Aber es macht das Leben nicht angenehmer. Es geht nicht mehr nur um Genervtheit, es geht tatsächlich um die Zukunft. Die Frage, ob es diese Zukunft tatsächlich nur noch in den USA und Israel gibt, ist noch nicht beantwortet. Juden haben keine Zukunft in Deutschland, weder politisch noch religiös, vielleicht noch nicht mal physisch, wenn die antisemitische Gewalt im Nachbarland die Menschen hier gleichgültig lässt. Deutschland hat zu zeigen, dass dem Land etwas liegt an seinen Juden, nicht nur auf dem Papier, nicht nur in Phrasen und Versprechungen.
Es gibt, neben dem »Wie geht es Juden in Deutschland«-Text, noch eine andere deutsch-jüdische-publizistische Tradition: den »Ich gehe weg«-Text. Henryk Broder hat einen 1981 geschrieben, zog nach Israel und kehrte dann wieder zurück; Maxim Biller schrieb einen 2006, ohne die Drohung wahr zu machen.

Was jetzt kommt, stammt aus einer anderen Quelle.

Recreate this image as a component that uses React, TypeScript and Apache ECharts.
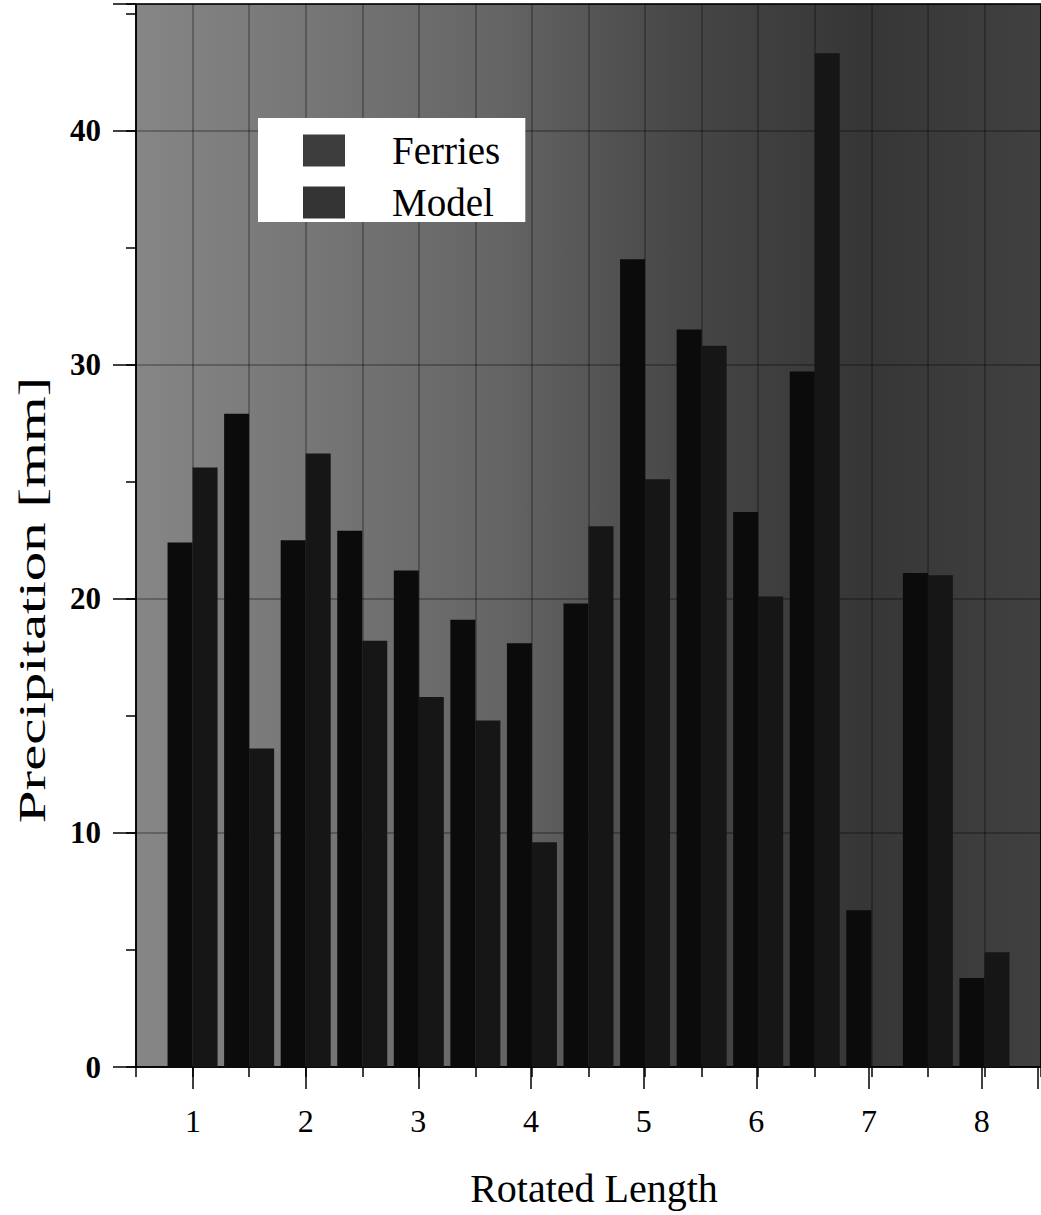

Und vor Kurzem schrieb Mirna Funk in der »Zeit« – von der sie eine »Berlinerin jüdischer Abstammung« genannt wurde – dass sie nach Israel geht wegen der Liebe und des Antisemitismus. Ich habe den Artikel auf Facebook verlinkt, weil ich ihn emotional verstehen konnte, aber in den Details haarsträubend fand. Ich diskutierte ihn mit meinen Freunden, wir krittelten an Funks Geschichtsbild herum, machten Witze, wünschten uns Sha Sha. Auf Englisch.